To Be a Doctor in a Pandemic


Photo Credit: Danice King

Dr. Riki Ranat has been helping patients during the Coronavirus pandemic. He currently practices medicine in Queens, New York.

Jessica Goode, Staff Writer

Doctors are the people most of us rely on for what we should do during the COVID-19 crisis. Doctors and nurses are out there saving lives and putting their own at risk. Many families worry about their loved ones in the medical field during these times. But for doctors and nurses it is their passion and what they studied.

Because of the rapid spread of COVID-19, hospitals in the New York metropolitan area called for third and fourth year medical students to help hospitals combat the growing number of patients. My cousin Danice’s fiance, Riki Ranat, a fourth year medical student at the American University of the Caribbean School of Medicine, answered this call and began seeing COVID-19 patients at the Danbury Hospital in Connecticut.
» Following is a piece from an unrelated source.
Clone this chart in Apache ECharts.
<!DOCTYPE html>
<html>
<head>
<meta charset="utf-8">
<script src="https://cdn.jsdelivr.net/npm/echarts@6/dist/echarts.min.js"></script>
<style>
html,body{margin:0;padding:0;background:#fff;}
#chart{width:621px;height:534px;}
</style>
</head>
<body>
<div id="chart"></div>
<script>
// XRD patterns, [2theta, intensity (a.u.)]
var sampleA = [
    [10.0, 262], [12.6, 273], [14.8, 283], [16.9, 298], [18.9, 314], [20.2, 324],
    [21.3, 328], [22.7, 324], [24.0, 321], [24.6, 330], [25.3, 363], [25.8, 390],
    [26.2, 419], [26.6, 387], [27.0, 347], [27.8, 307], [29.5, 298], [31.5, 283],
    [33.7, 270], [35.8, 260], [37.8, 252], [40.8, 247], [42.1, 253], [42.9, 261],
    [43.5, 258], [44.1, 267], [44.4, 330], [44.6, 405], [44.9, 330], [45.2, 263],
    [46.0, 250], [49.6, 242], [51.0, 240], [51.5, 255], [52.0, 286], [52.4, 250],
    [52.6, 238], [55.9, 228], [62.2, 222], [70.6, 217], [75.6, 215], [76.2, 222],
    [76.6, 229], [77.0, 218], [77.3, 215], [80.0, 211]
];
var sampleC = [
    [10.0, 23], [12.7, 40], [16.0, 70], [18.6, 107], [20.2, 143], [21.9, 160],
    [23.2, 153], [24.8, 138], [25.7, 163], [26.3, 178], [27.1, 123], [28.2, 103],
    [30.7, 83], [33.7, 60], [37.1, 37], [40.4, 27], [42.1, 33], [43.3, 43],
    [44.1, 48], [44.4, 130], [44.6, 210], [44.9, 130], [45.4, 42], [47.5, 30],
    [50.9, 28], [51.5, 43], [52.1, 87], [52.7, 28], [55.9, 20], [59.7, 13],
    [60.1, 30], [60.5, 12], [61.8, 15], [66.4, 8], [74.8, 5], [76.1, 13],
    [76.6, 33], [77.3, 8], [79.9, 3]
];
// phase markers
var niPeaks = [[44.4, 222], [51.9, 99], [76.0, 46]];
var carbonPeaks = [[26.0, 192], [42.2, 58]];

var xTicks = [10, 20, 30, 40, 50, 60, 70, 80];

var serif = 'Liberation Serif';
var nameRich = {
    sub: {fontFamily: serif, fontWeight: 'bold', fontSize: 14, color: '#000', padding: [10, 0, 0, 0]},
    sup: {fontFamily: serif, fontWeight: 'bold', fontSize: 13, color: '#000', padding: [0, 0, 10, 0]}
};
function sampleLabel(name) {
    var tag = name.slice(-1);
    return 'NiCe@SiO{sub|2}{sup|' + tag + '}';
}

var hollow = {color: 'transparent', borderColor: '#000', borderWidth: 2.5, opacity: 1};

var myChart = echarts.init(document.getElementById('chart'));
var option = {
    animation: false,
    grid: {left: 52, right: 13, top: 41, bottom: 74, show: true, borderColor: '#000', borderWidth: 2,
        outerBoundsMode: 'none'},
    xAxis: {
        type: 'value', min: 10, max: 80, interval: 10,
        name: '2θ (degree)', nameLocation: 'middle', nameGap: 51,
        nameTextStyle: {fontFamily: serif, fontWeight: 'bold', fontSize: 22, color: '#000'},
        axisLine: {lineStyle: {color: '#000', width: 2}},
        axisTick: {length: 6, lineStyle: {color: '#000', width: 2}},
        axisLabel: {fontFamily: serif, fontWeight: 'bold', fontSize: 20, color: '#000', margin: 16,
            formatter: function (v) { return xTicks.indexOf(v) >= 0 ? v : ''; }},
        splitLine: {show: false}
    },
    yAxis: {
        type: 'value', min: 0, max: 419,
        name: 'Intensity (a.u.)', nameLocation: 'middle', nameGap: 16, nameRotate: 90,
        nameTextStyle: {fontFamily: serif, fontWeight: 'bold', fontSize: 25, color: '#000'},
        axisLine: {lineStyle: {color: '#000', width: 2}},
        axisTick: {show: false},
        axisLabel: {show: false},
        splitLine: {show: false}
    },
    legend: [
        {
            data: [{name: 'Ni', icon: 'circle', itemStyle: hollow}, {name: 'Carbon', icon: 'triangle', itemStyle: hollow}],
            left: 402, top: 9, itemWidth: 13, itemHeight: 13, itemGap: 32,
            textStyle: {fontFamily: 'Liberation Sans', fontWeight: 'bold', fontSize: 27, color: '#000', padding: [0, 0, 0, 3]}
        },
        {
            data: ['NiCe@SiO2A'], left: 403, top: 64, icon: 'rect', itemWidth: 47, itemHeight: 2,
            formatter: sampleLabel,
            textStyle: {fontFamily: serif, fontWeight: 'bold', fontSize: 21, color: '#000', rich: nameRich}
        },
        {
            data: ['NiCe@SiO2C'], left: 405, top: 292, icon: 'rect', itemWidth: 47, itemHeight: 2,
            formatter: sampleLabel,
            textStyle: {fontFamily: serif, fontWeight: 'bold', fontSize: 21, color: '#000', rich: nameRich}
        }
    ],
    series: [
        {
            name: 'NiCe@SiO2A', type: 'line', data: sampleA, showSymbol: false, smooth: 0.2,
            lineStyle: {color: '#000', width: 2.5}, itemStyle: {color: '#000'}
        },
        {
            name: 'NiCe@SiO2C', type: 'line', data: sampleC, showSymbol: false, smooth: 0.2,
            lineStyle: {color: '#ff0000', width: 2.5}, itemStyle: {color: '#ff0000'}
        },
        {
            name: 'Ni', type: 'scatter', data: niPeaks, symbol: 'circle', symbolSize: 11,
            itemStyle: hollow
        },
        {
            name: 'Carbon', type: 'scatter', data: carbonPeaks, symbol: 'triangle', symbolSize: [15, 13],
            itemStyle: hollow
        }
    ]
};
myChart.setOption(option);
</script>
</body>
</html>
He and other doctors would see up to 15 patients a day. He said that he was anxious and nervous working with patients.

Before COVID-19 Riki was used to working at a desk, listening to what the professor had to say. When he had to go to the hospitals and see all the patients, he had to learn in the moment, which was something hard to grasp. Sadly, Riki and Danice caught COVID-19, or at least think they did, since their illness was not confirmed. They were forced to stay home and rest. The hospital mishandled their test results, but they are sure they had it. Danice described being very tired and having a horrible cough. Her fever was low grade and thankfully the case seemed mild to moderate. Yet, they both had finals to complete. Riki had to complete his medical school finals while Danice was finishing up her MBA at Yale. Riki and Danice completed their finals from home. They still had to do school full time but thankfully they powered through it and graduated. Both of them are feeling better.

As a final note Riki feels, based on his experience treating COVID-19 patients, that we as a country need to be more cautious and follow guidelines. If we don’t do this the number of cases will rise. But if we follow all the rules, the numbers will go down and when the vaccine comes that will benefit us too.